— START GIVEN INFORMATION —
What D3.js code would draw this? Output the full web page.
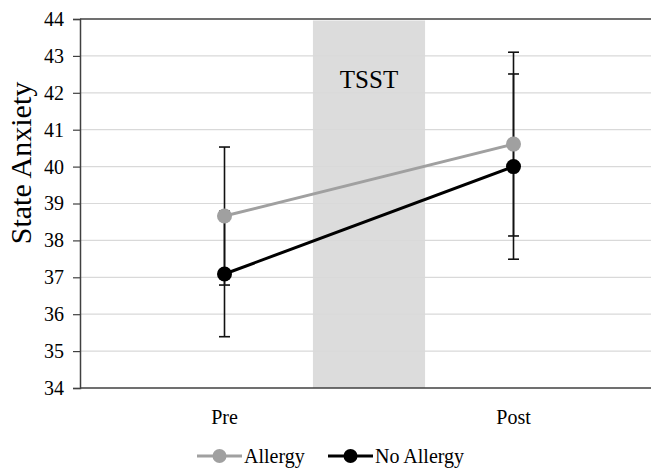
<!DOCTYPE html>
<html><head><meta charset="utf-8">
<script src="https://cdn.jsdelivr.net/npm/d3@7"></script>
<style>body{margin:0;background:#fff}svg{display:block}
text{font-family:'Liberation Serif','Times New Roman',serif !important;}</style>
</head><body>
<script>
const categories = ["Pre", "Post"];
const seriesNames = ["Allergy", "No Allergy"];
const allergyMeans = [38.66, 40.61];
const allergyErr = [1.87, 2.49];
const noAllergyMeans = [37.09, 40.0];
const noAllergyErr = [1.70, 2.51];
const yTicks = [34, 35, 36, 37, 38, 39, 40, 41, 42, 43, 44];
const bandLabel = "TSST";
const yTitle = "State Anxiety";

const W = 651, H = 470;
const font = "'Liberation Serif','Times New Roman',serif";
const svg = d3.select("body").append("svg").attr("width", W).attr("height", H);

const x = d3.scaleBand().domain(categories).range([80, 658]);
const y = d3.scaleLinear().domain([34, 44]).range([388, 19]);
const cx = c => x(c) + x.bandwidth() / 2;

// grid
svg.append("g").selectAll("line").data(yTicks.slice(1, -1)).join("line")
  .attr("x1", 80).attr("x2", W).attr("y1", d => y(d)).attr("y2", d => y(d))
  .attr("stroke", "#d9d9d9").attr("stroke-width", 1.2);

// TSST band
const bx = x("Post"), halfW = x.step() * 0.194;
svg.append("rect").attr("x", bx - halfW).attr("width", 2 * halfW)
  .attr("y", y(44) + 1.5).attr("height", y(34) - y(44) - 1.5)
  .attr("fill", "#d9d9d9").attr("opacity", 0.92);
svg.append("text").attr("x", bx).attr("y", 88).attr("text-anchor", "middle")
  .style("font-family", font).attr("font-size", 25).attr("fill", "#000").text(bandLabel);

// top line
svg.append("line").attr("x1", 80).attr("x2", W).attr("y1", y(44)).attr("y2", y(44))
  .attr("stroke", "#404040").attr("stroke-width", 1.5);

// axes
const yAxis = svg.append("g").attr("transform", "translate(80,0)")
  .call(d3.axisLeft(y).tickValues(yTicks).tickSize(7).tickPadding(9))
  .attr("font-family", null).attr("font-size", null);
yAxis.select(".domain").attr("stroke", "#404040").attr("stroke-width", 1.5);
yAxis.selectAll(".tick line").attr("stroke", "#404040").attr("stroke-width", 1.2);
yAxis.selectAll("text").style("font-family", font).style("font-size", "20px").attr("fill", "#000");

const xAxis = svg.append("g").attr("transform", "translate(0,388)")
  .call(d3.axisBottom(x).tickSize(0).tickPadding(22))
  .attr("font-family", null).attr("font-size", null);
xAxis.select(".domain").attr("stroke", "#404040").attr("stroke-width", 1.5).attr("d", `M80,0H${W}`);
xAxis.selectAll("text").style("font-family", font).style("font-size", "20px").attr("fill", "#000");

svg.append("text").attr("transform", "translate(31,163) rotate(-90)")
  .attr("text-anchor", "middle").style("font-family", font).attr("font-size", 30)
  .attr("fill", "#000").text(yTitle);

const series = [
  {name: seriesNames[1], means: noAllergyMeans, err: noAllergyErr, color: "#000"},
  {name: seriesNames[0], means: allergyMeans, err: allergyErr, color: "#a0a0a0"}
];

// error bars
series.forEach(s => {
  const g = svg.append("g").attr("stroke", "#111").attr("stroke-width", 1.6);
  categories.forEach((c, i) => {
    const lo = y(s.means[i] - s.err[i]), hi = y(s.means[i] + s.err[i]);
    g.append("line").attr("x1", cx(c)).attr("x2", cx(c)).attr("y1", lo).attr("y2", hi);
    g.append("line").attr("x1", cx(c) - 5.5).attr("x2", cx(c) + 5.5).attr("y1", lo).attr("y2", lo);
    g.append("line").attr("x1", cx(c) - 5.5).attr("x2", cx(c) + 5.5).attr("y1", hi).attr("y2", hi);
  });
});

// lines + markers
const line = d3.line().x((d, i) => cx(categories[i])).y(d => y(d));
series.forEach(s => {
  svg.append("path").datum(s.means).attr("d", line).attr("fill", "none")
    .attr("stroke", s.color).attr("stroke-width", 3);
  svg.append("g").selectAll("circle").data(s.means).join("circle")
    .attr("cx", (d, i) => cx(categories[i])).attr("cy", d => y(d)).attr("r", 7.5)
    .attr("fill", s.color);
});

// legend
const legend = [
  {name: seriesNames[0], color: "#a0a0a0", x0: 197},
  {name: seriesNames[1], color: "#000", x0: 328}
];
legend.forEach(l => {
  svg.append("line").attr("x1", l.x0).attr("x2", l.x0 + 45).attr("y1", 456).attr("y2", 456)
    .attr("stroke", l.color).attr("stroke-width", 3);
  svg.append("circle").attr("cx", l.x0 + 22.5).attr("cy", 456).attr("r", 7).attr("fill", l.color);
  svg.append("text").attr("x", l.x0 + 47).attr("y", 463).style("font-family", font)
    .attr("font-size", 20).attr("fill", "#000").text(l.name);
});
</script>
</body></html>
— END GIVEN INFORMATION —
Copy each line exactly, and leave the pictures out of your copy.

◆ **RESULT OF THE TASK**:
What D3.js code would draw this? Output the full web page.
<!DOCTYPE html>
<html><head><meta charset="utf-8">
<script src="https://cdn.jsdelivr.net/npm/d3@7"></script>
<style>body{margin:0;background:#fff}svg{display:block}
text{font-family:'Liberation Serif','Times New Roman',serif !important;}</style>
</head><body>
<script>
const categories = ["Pre", "Post"];
const seriesNames = ["Allergy", "No Allergy"];
const allergyMeans = [38.66, 40.61];
const allergyErr = [1.87, 2.49];
const noAllergyMeans = [37.09, 40.0];
const noAllergyErr = [1.70, 2.51];
const yTicks = [34, 35, 36, 37, 38, 39, 40, 41, 42, 43, 44];
const bandLabel = "TSST";
const yTitle = "State Anxiety";

const W = 651, H = 470;
const font = "'Liberation Serif','Times New Roman',serif";
const svg = d3.select("body").append("svg").attr("width", W).attr("height", H);

const x = d3.scaleBand().domain(categories).range([80, 658]);
const y = d3.scaleLinear().domain([34, 44]).range([388, 19]);
const cx = c => x(c) + x.bandwidth() / 2;

// grid
svg.append("g").selectAll("line").data(yTicks.slice(1, -1)).join("line")
  .attr("x1", 80).attr("x2", W).attr("y1", d => y(d)).attr("y2", d => y(d))
  .attr("stroke", "#d9d9d9").attr("stroke-width", 1.2);

// TSST band
const bx = x("Post"), halfW = x.step() * 0.194;
svg.append("rect").attr("x", bx - halfW).attr("width", 2 * halfW)
  .attr("y", y(44) + 1.5).attr("height", y(34) - y(44) - 1.5)
  .attr("fill", "#d9d9d9").attr("opacity", 0.92);
svg.append("text").attr("x", bx).attr("y", 88).attr("text-anchor", "middle")
  .style("font-family", font).attr("font-size", 25).attr("fill", "#000").text(bandLabel);

// top line
svg.append("line").attr("x1", 80).attr("x2", W).attr("y1", y(44)).attr("y2", y(44))
  .attr("stroke", "#404040").attr("stroke-width", 1.5);

// axes
const yAxis = svg.append("g").attr("transform", "translate(80,0)")
  .call(d3.axisLeft(y).tickValues(yTicks).tickSize(7).tickPadding(9))
  .attr("font-family", null).attr("font-size", null);
yAxis.select(".domain").attr("stroke", "#404040").attr("stroke-width", 1.5);
yAxis.selectAll(".tick line").attr("stroke", "#404040").attr("stroke-width", 1.2);
yAxis.selectAll("text").style("font-family", font).style("font-size", "20px").attr("fill", "#000");

const xAxis = svg.append("g").attr("transform", "translate(0,388)")
  .call(d3.axisBottom(x).tickSize(0).tickPadding(22))
  .attr("font-family", null).attr("font-size", null);
xAxis.select(".domain").attr("stroke", "#404040").attr("stroke-width", 1.5).attr("d", `M80,0H${W}`);
xAxis.selectAll("text").style("font-family", font).style("font-size", "20px").attr("fill", "#000");

svg.append("text").attr("transform", "translate(31,163) rotate(-90)")
  .attr("text-anchor", "middle").style("font-family", font).attr("font-size", 30)
  .attr("fill", "#000").text(yTitle);

const series = [
  {name: seriesNames[1], means: noAllergyMeans, err: noAllergyErr, color: "#000"},
  {name: seriesNames[0], means: allergyMeans, err: allergyErr, color: "#a0a0a0"}
];

// error bars
series.forEach(s => {
  const g = svg.append("g").attr("stroke", "#111").attr("stroke-width", 1.6);
  categories.forEach((c, i) => {
    const lo = y(s.means[i] - s.err[i]), hi = y(s.means[i] + s.err[i]);
    g.append("line").attr("x1", cx(c)).attr("x2", cx(c)).attr("y1", lo).attr("y2", hi);
    g.append("line").attr("x1", cx(c) - 5.5).attr("x2", cx(c) + 5.5).attr("y1", lo).attr("y2", lo);
    g.append("line").attr("x1", cx(c) - 5.5).attr("x2", cx(c) + 5.5).attr("y1", hi).attr("y2", hi);
  });
});

// lines + markers
const line = d3.line().x((d, i) => cx(categories[i])).y(d => y(d));
series.forEach(s => {
  svg.append("path").datum(s.means).attr("d", line).attr("fill", "none")
    .attr("stroke", s.color).attr("stroke-width", 3);
  svg.append("g").selectAll("circle").data(s.means).join("circle")
    .attr("cx", (d, i) => cx(categories[i])).attr("cy", d => y(d)).attr("r", 7.5)
    .attr("fill", s.color);
});

// legend
const legend = [
  {name: seriesNames[0], color: "#a0a0a0", x0: 197},
  {name: seriesNames[1], color: "#000", x0: 328}
];
legend.forEach(l => {
  svg.append("line").attr("x1", l.x0).attr("x2", l.x0 + 45).attr("y1", 456).attr("y2", 456)
    .attr("stroke", l.color).attr("stroke-width", 3);
  svg.append("circle").attr("cx", l.x0 + 22.5).attr("cy", 456).attr("r", 7).attr("fill", l.color);
  svg.append("text").attr("x", l.x0 + 47).attr("y", 463).style("font-family", font)
    .attr("font-size", 20).attr("fill", "#000").text(l.name);
});
</script>
</body></html>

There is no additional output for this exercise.